Begin

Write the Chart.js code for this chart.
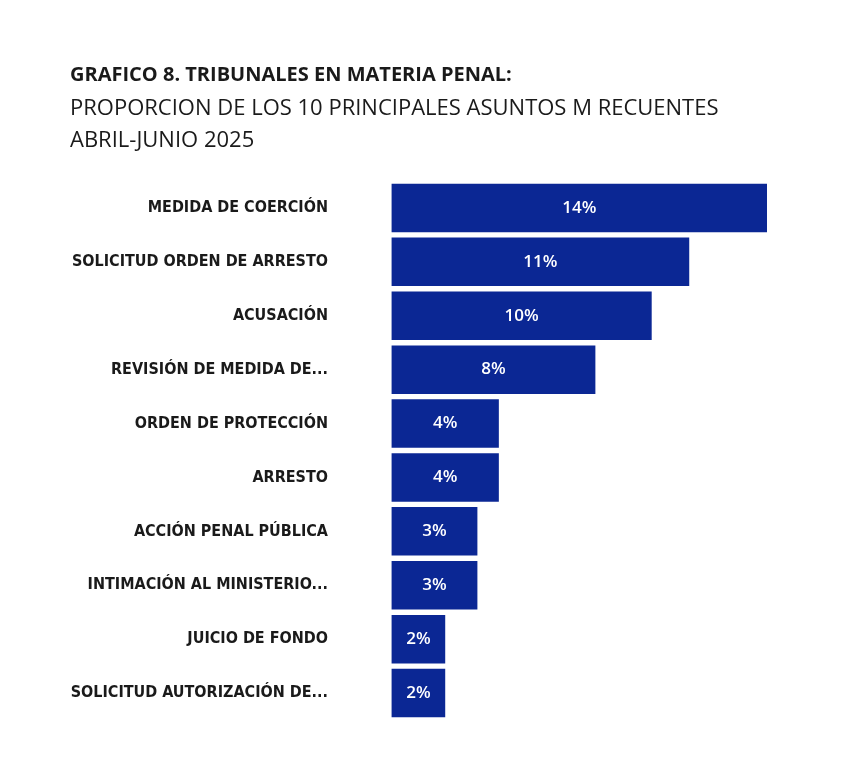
<!DOCTYPE html>
<html>
<head>
<meta charset="utf-8">
<script src="https://cdn.jsdelivr.net/npm/chart.js@4"></script>
<style>
  body { margin: 0; background: #fff; }
  #wrap { position: relative; width: 853px; height: 765px; }
  #titles { position: absolute; left: 70px; top: 56px; font-family: "Open Sans", "Noto Sans", sans-serif; color: #1a1a1a; font-size: 22px; line-height: 32px; z-index: 2; }
  #titles b { font-weight: 700; font-size: 20px; }
  canvas { position: absolute; left: 0; top: 0; }
</style>
</head>
<body>
<div id="wrap">
  <div id="titles">
    <b>GRAFICO 8. TRIBUNALES EN MATERIA PENAL:</b><br>
    PROPORCION DE LOS 10 PRINCIPALES ASUNTOS M RECUENTES<br>
    ABRIL-JUNIO 2025
  </div>
  <canvas id="chart" width="853" height="765"></canvas>
</div>
<script>
// Chart data.
var categories = [
  'MEDIDA DE COERCIÓN',
  'SOLICITUD ORDEN DE ARRESTO',
  'ACUSACIÓN',
  'REVISIÓN DE MEDIDA DE...',
  'ORDEN DE PROTECCIÓN',
  'ARRESTO',
  'ACCIÓN PENAL PÚBLICA',
  'INTIMACIÓN AL MINISTERIO...',
  'JUICIO DE FONDO',
  'SOLICITUD AUTORIZACIÓN DE...'
];
var shares = [ 14, 11.1, 9.7, 7.6, 4.0, 4.0, 3.2, 3.2, 2.0, 2.0 ];

document.addEventListener( 'DOMContentLoaded', function () {
	'use strict';

	var valueLabels = {
		id: 'valueLabels',
		afterDatasetsDraw: function ( chart ) {
			var ctx = chart.ctx;
			var meta = chart.getDatasetMeta( 0 );
			ctx.save();
			ctx.fillStyle = '#ffffff';
			ctx.font = '600 17px "Open Sans", sans-serif';
			ctx.textAlign = 'center';
			ctx.textBaseline = 'middle';
			meta.data.forEach( function ( bar, i ) {
				ctx.fillText( Math.round( shares[ i ] ) + '%', ( bar.base + bar.x ) / 2, bar.y );
			} );
			ctx.restore();
		}
	};

	new Chart( document.getElementById( 'chart' ), {
		type: 'bar',
		data: {
			labels: categories,
			datasets: [ {
				data: shares,
				backgroundColor: '#0b2794',
				barPercentage: 0.9,
				categoryPercentage: 1
			} ]
		},
		options: {
			indexAxis: 'y',
			responsive: false,
			animation: false,
			layout: { padding: { top: 181, bottom: 45, right: 86, left: 0 } },
			plugins: { legend: { display: false }, tooltip: { enabled: false } },
			scales: {
				x: { display: false, min: -1.7, max: 14 },
				y: {
					grid: { display: false },
					border: { display: false },
					afterFit: function ( scale ) { scale.width = 346; },
					ticks: {
						color: '#1a1a1a',
						padding: 10,
						font: { family: '"DejaVu Sans Condensed", "Liberation Sans Narrow", sans-serif', size: 16, weight: 'bold' }
					}
				}
			}
		},
		plugins: [ valueLabels ]
	} );
} );
</script>
</body>
</html>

End

YOUR TASK:
Every line of the data should be copied as it stands, without the images.

EXPECTED OUTPUT:
Write the Chart.js code for this chart.
<!DOCTYPE html>
<html>
<head>
<meta charset="utf-8">
<script src="https://cdn.jsdelivr.net/npm/chart.js@4"></script>
<style>
  body { margin: 0; background: #fff; }
  #wrap { position: relative; width: 853px; height: 765px; }
  #titles { position: absolute; left: 70px; top: 56px; font-family: "Open Sans", "Noto Sans", sans-serif; color: #1a1a1a; font-size: 22px; line-height: 32px; z-index: 2; }
  #titles b { font-weight: 700; font-size: 20px; }
  canvas { position: absolute; left: 0; top: 0; }
</style>
</head>
<body>
<div id="wrap">
  <div id="titles">
    <b>GRAFICO 8. TRIBUNALES EN MATERIA PENAL:</b><br>
    PROPORCION DE LOS 10 PRINCIPALES ASUNTOS M RECUENTES<br>
    ABRIL-JUNIO 2025
  </div>
  <canvas id="chart" width="853" height="765"></canvas>
</div>
<script>
// Chart data.
var categories = [
  'MEDIDA DE COERCIÓN',
  'SOLICITUD ORDEN DE ARRESTO',
  'ACUSACIÓN',
  'REVISIÓN DE MEDIDA DE...',
  'ORDEN DE PROTECCIÓN',
  'ARRESTO',
  'ACCIÓN PENAL PÚBLICA',
  'INTIMACIÓN AL MINISTERIO...',
  'JUICIO DE FONDO',
  'SOLICITUD AUTORIZACIÓN DE...'
];
var shares = [ 14, 11.1, 9.7, 7.6, 4.0, 4.0, 3.2, 3.2, 2.0, 2.0 ];

document.addEventListener( 'DOMContentLoaded', function () {
	'use strict';

	var valueLabels = {
		id: 'valueLabels',
		afterDatasetsDraw: function ( chart ) {
			var ctx = chart.ctx;
			var meta = chart.getDatasetMeta( 0 );
			ctx.save();
			ctx.fillStyle = '#ffffff';
			ctx.font = '600 17px "Open Sans", sans-serif';
			ctx.textAlign = 'center';
			ctx.textBaseline = 'middle';
			meta.data.forEach( function ( bar, i ) {
				ctx.fillText( Math.round( shares[ i ] ) + '%', ( bar.base + bar.x ) / 2, bar.y );
			} );
			ctx.restore();
		}
	};

	new Chart( document.getElementById( 'chart' ), {
		type: 'bar',
		data: {
			labels: categories,
			datasets: [ {
				data: shares,
				backgroundColor: '#0b2794',
				barPercentage: 0.9,
				categoryPercentage: 1
			} ]
		},
		options: {
			indexAxis: 'y',
			responsive: false,
			animation: false,
			layout: { padding: { top: 181, bottom: 45, right: 86, left: 0 } },
			plugins: { legend: { display: false }, tooltip: { enabled: false } },
			scales: {
				x: { display: false, min: -1.7, max: 14 },
				y: {
					grid: { display: false },
					border: { display: false },
					afterFit: function ( scale ) { scale.width = 346; },
					ticks: {
						color: '#1a1a1a',
						padding: 10,
						font: { family: '"DejaVu Sans Condensed", "Liberation Sans Narrow", sans-serif', size: 16, weight: 'bold' }
					}
				}
			}
		},
		plugins: [ valueLabels ]
	} );
} );
</script>
</body>
</html>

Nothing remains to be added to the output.